Wednesday, February 7, 2007

Antigone

In Antigone the greatest fool is Creon and we can all learn a lesson from his arrogance. This story is in many ways a way of telling us what not to do if, god forbid, we ever end up with power over anyone else's life but our own. Creon, the brute, believes that man is defined by his subjugation of others. "For he is man and he is cunning," says the chorus, "and he has invented ways to take controll" (15). The reason I say that Creon believes this is that he is all for putting others under the yoke. Later he claims that "reject one man ruling another and that's the worst. Anarchy tears up a city" (29). Creon, like a stubborn parent, punishes Antigone, not because she is hurting others but because she challenges the established heirarchy with her deffieance.

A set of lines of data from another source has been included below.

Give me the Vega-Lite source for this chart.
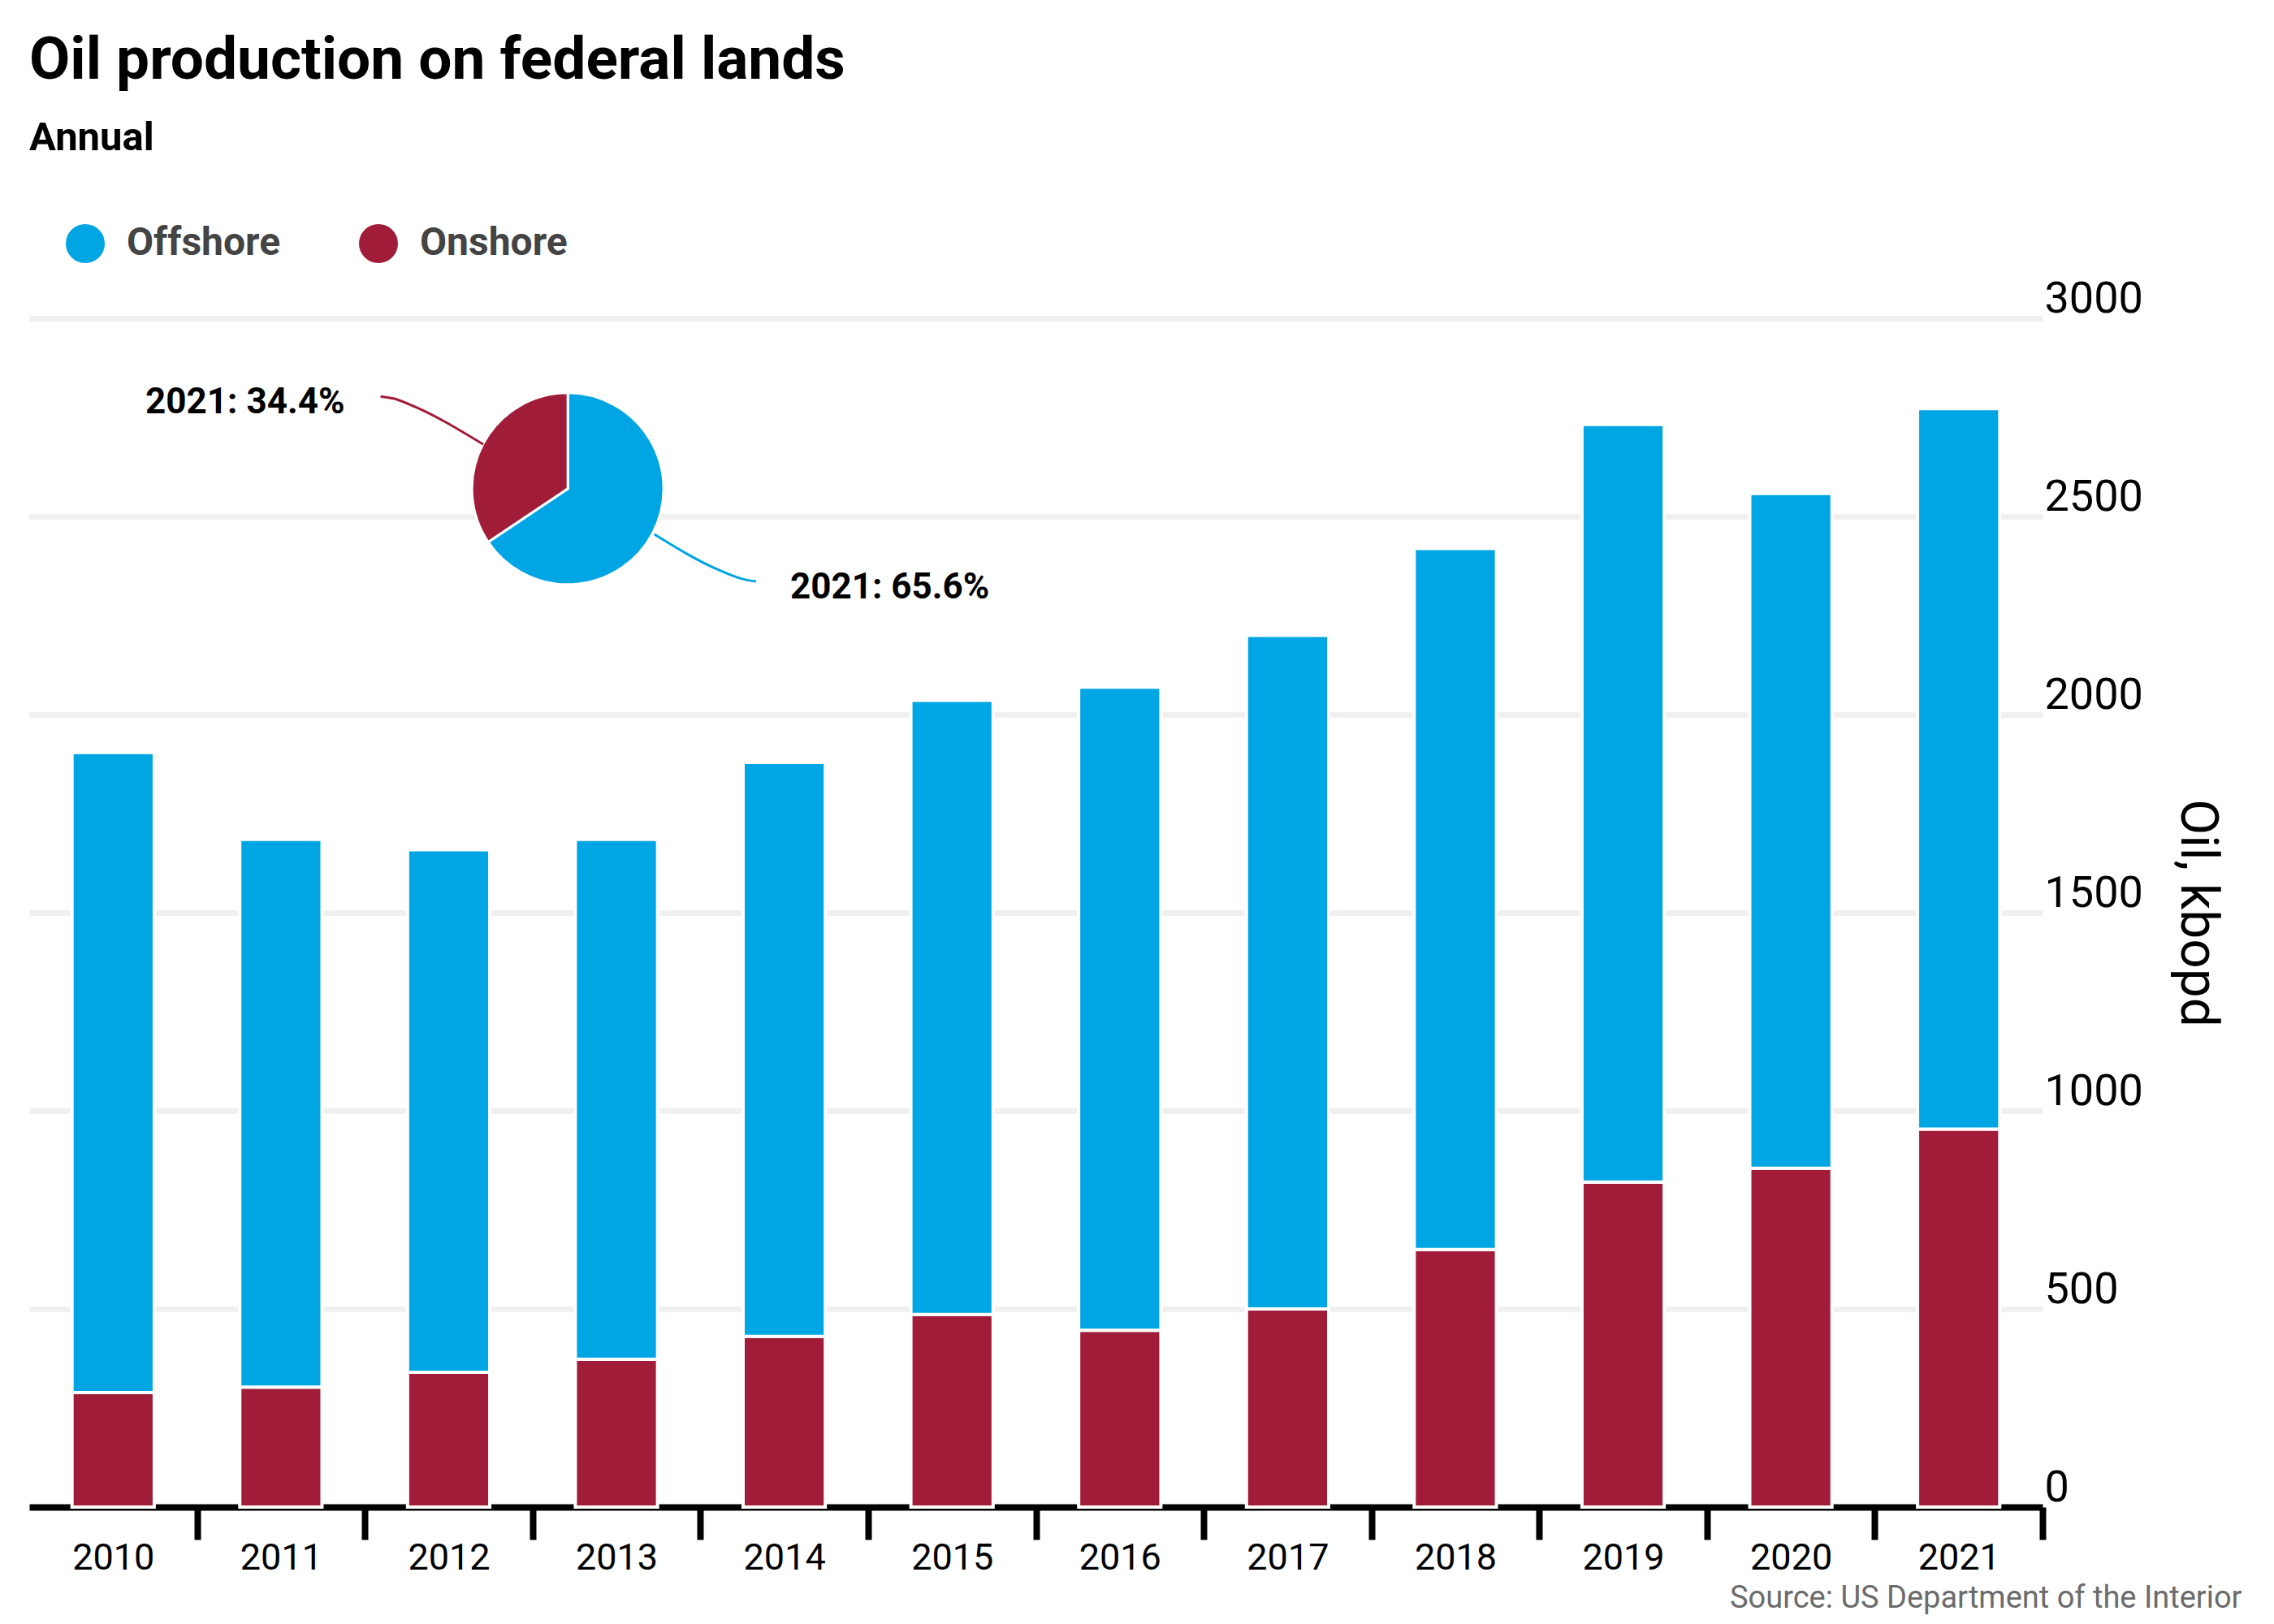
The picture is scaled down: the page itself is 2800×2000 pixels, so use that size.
{
  "$schema": "https://vega.github.io/schema/vega-lite/v6.json",
  "width": 2479,
  "height": 1464,
  "autosize": {"type": "none"},
  "padding": {"left": 36, "top": 392, "right": 285, "bottom": 144},
  "background": "white",
  "config": {"view": {"stroke": null}, "font": "Roboto"},
  "title": {
    "text": "Oil production on federal lands",
    "subtitle": "Annual",
    "anchor": "start",
    "frame": "group",
    "font": "Roboto",
    "fontSize": 73,
    "fontWeight": "bold",
    "color": "black",
    "subtitleFont": "Roboto",
    "subtitleFontSize": 49,
    "subtitleFontWeight": "bold",
    "subtitleColor": "black",
    "subtitlePadding": 34,
    "offset": 81
  },
  "layer": [
    {
      "data": {
        "values": [
          {"year": "2010", "type": "Onshore", "kbopd": 289},
          {"year": "2010", "type": "Offshore", "kbopd": 1615},
          {"year": "2011", "type": "Onshore", "kbopd": 303},
          {"year": "2011", "type": "Offshore", "kbopd": 1382},
          {"year": "2012", "type": "Onshore", "kbopd": 340},
          {"year": "2012", "type": "Offshore", "kbopd": 1319},
          {"year": "2013", "type": "Onshore", "kbopd": 373},
          {"year": "2013", "type": "Offshore", "kbopd": 1312},
          {"year": "2014", "type": "Onshore", "kbopd": 431},
          {"year": "2014", "type": "Offshore", "kbopd": 1448},
          {"year": "2015", "type": "Onshore", "kbopd": 486},
          {"year": "2015", "type": "Offshore", "kbopd": 1550},
          {"year": "2016", "type": "Onshore", "kbopd": 446},
          {"year": "2016", "type": "Offshore", "kbopd": 1623},
          {"year": "2017", "type": "Onshore", "kbopd": 500},
          {"year": "2017", "type": "Offshore", "kbopd": 1700},
          {"year": "2018", "type": "Onshore", "kbopd": 650},
          {"year": "2018", "type": "Offshore", "kbopd": 1769},
          {"year": "2019", "type": "Onshore", "kbopd": 820},
          {"year": "2019", "type": "Offshore", "kbopd": 1912},
          {"year": "2020", "type": "Onshore", "kbopd": 855},
          {"year": "2020", "type": "Offshore", "kbopd": 1703},
          {"year": "2021", "type": "Onshore", "kbopd": 954},
          {"year": "2021", "type": "Offshore", "kbopd": 1818}
        ]
      },
      "mark": {"type": "bar", "stroke": "white", "strokeWidth": 4},
      "encoding": {
        "x": {
          "field": "year",
          "type": "ordinal",
          "scale": {"paddingInner": 0.51, "paddingOuter": 0.255},
          "axis": {
            "title": "Source: US Department of the Interior",
            "titleAnchor": "end",
            "titleAlign": "right",
            "titleX": 2724,
            "titleY": 123,
            "titleBaseline": "alphabetic",
            "titleFont": "Roboto",
            "titleFontSize": 38,
            "titleFontWeight": "normal",
            "titleColor": "#6b6b6b",
            "labelAngle": 0,
            "labelFont": "Roboto",
            "labelFontSize": 45,
            "labelColor": "black",
            "labelBaseline": "alphabetic",
            "labelPadding": 36,
            "tickSize": 40,
            "tickWidth": 8,
            "tickColor": "black",
            "tickOffset": 103.3,
            "labelOffset": -103.3,
            "domainColor": "black",
            "domainWidth": 8,
            "grid": false
          }
        },
        "y": {
          "field": "kbopd",
          "type": "quantitative",
          "stack": "zero",
          "scale": {"domain": [0, 3000], "nice": false},
          "axis": {
            "orient": "right",
            "values": [0, 500, 1000, 1500, 2000, 2500, 3000],
            "format": "d",
            "title": "Oil, kbopd",
            "titleFont": "Roboto",
            "titleFontSize": 64,
            "titleFontWeight": "normal",
            "titleColor": "black",
            "titleAngle": 90,
            "titleAlign": "center",
            "titleBaseline": "alphabetic",
            "titleX": 170,
            "titleY": 732,
            "labelFont": "Roboto",
            "labelFontSize": 54,
            "labelColor": "black",
            "labelAlign": "left",
            "labelBaseline": "alphabetic",
            "labelOffset": -8,
            "labelPadding": 2,
            "ticks": false,
            "domain": false,
            "grid": true,
            "gridColor": "#f0f0f0",
            "gridWidth": 7
          }
        },
        "color": {
          "field": "type",
          "type": "nominal",
          "scale": {"domain": ["Offshore", "Onshore"], "range": ["#00A5E3", "#A11C38"]},
          "legend": {
            "orient": "none",
            "legendX": 45,
            "legendY": -116,
            "direction": "horizontal",
            "title": null,
            "symbolType": "circle",
            "symbolSize": 2304,
            "symbolStrokeWidth": 0,
            "symbolOpacity": 1,
            "labelFont": "Roboto",
            "labelFontSize": 48,
            "labelFontWeight": "bold",
            "labelColor": "#444444",
            "labelLimit": 1000,
            "labelOffset": 27,
            "columnPadding": 96
          }
        },
        "order": {"field": "type", "sort": "descending"}
      }
    },
    {
      "layer": [
        {
          "data": {"values": [{"type": "Offshore", "share": 65.6}, {"type": "Onshore", "share": 34.4}]},
          "mark": {"type": "arc", "outerRadius": 118, "stroke": "white", "strokeWidth": 3},
          "encoding": {
            "theta": {"field": "share", "type": "quantitative"},
            "color": {"field": "type", "type": "nominal", "legend": null},
            "x": {"datum": 0.2675, "type": "quantitative", "scale": {"domain": [0, 1]}, "axis": null},
            "y": {"datum": 2570, "type": "quantitative", "scale": {"domain": [0, 3000], "nice": false}}
          }
        },
        {
          "data": {
            "values": [
              {"type": "Onshore", "fx": 0.1745, "kbopd": 2803},
              {"type": "Onshore", "fx": 0.1814, "kbopd": 2797},
              {"type": "Onshore", "fx": 0.1887, "kbopd": 2783},
              {"type": "Onshore", "fx": 0.2255, "kbopd": 2682},
              {"type": "Offshore", "fx": 0.3105, "kbopd": 2455},
              {"type": "Offshore", "fx": 0.3425, "kbopd": 2365},
              {"type": "Offshore", "fx": 0.3545, "kbopd": 2342},
              {"type": "Offshore", "fx": 0.3610, "kbopd": 2336}
            ]
          },
          "mark": {"type": "line", "strokeWidth": 3, "interpolate": "monotone"},
          "encoding": {
            "x": {"field": "fx", "type": "quantitative", "scale": {"domain": [0, 1]}, "axis": null},
            "y": {"field": "kbopd", "type": "quantitative", "scale": {"domain": [0, 3000], "nice": false}},
            "color": {"field": "type", "type": "nominal", "legend": null}
          }
        },
        {
          "data": {"values": [{"type": "Onshore", "label": "2021: 34.4%", "share": 34.4}]},
          "mark": {"type": "text", "align": "right", "baseline": "middle", "font": "Roboto", "fontSize": 44, "fontWeight": "bold", "color": "black"},
          "encoding": {
            "text": {"field": "label", "type": "nominal"},
            "x": {"datum": 0.1567, "type": "quantitative", "scale": {"domain": [0, 1]}, "axis": null},
            "y": {"datum": 2787, "type": "quantitative", "scale": {"domain": [0, 3000], "nice": false}}
          }
        },
        {
          "data": {"values": [{"type": "Offshore", "label": "2021: 65.6%", "share": 65.6}]},
          "mark": {"type": "text", "align": "left", "baseline": "middle", "font": "Roboto", "fontSize": 44, "fontWeight": "bold", "color": "black"},
          "encoding": {
            "text": {"field": "label", "type": "nominal"},
            "x": {"datum": 0.3780, "type": "quantitative", "scale": {"domain": [0, 1]}, "axis": null},
            "y": {"datum": 2320, "type": "quantitative", "scale": {"domain": [0, 3000], "nice": false}}
          }
        }
      ]
    }
  ],
  "resolve": {"scale": {"x": "independent"}}
}
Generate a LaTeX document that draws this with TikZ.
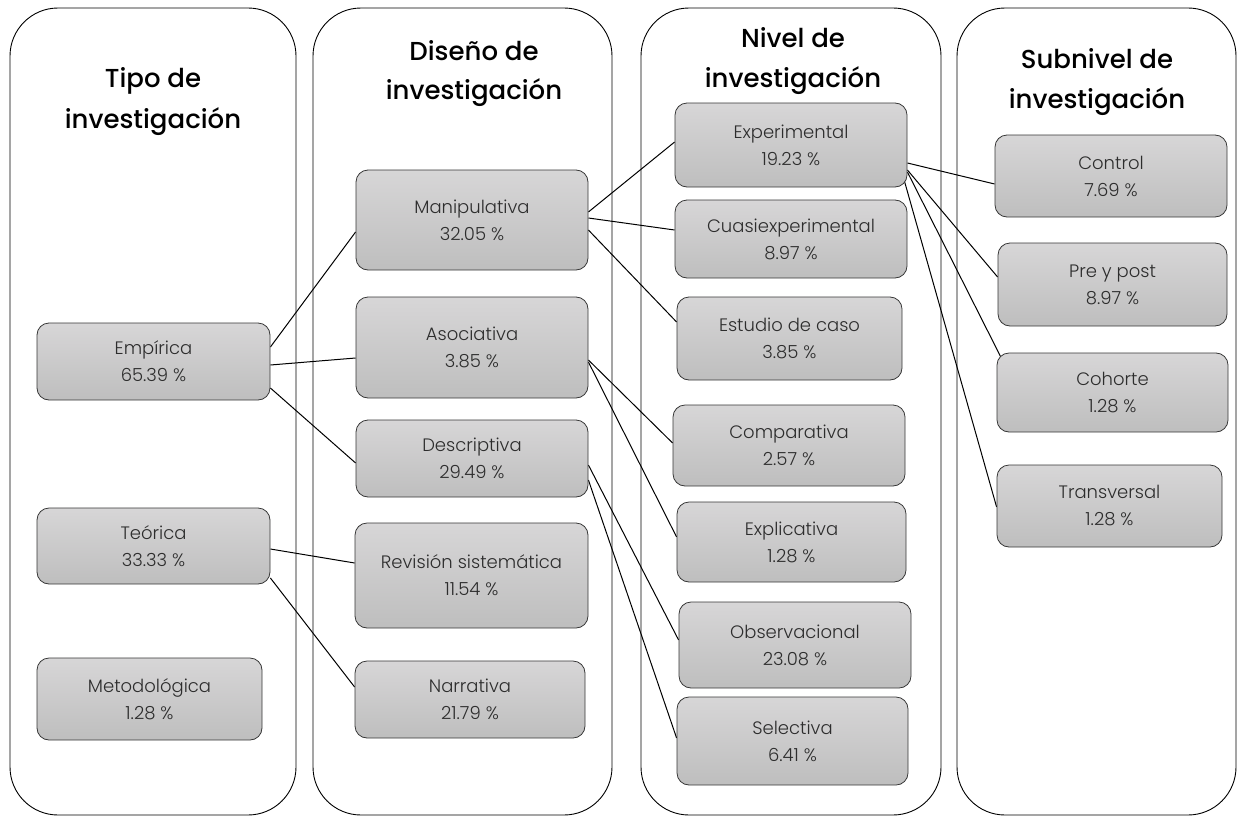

Creno, it seems, believes that the law must be unchanging if it is to be respected. There are others, howerver, that believe differently. On page 31 we hear talk of trees in a flood and how, if they bend, they will be saved. In antigone it is failure to change your mind that is the deepest folly and symptomatic of tyrany. To the universe, we are very small. Infentisamal, in fact, and her will is greater than ours. To refuse to let her lead the dance from time to time is foolishness because her will is greater than ours. She does not need us, we need her, and it is best to submit to circumstances rather than be broken by the stream, for "Zeus hates an arrogant boast with towering hatred."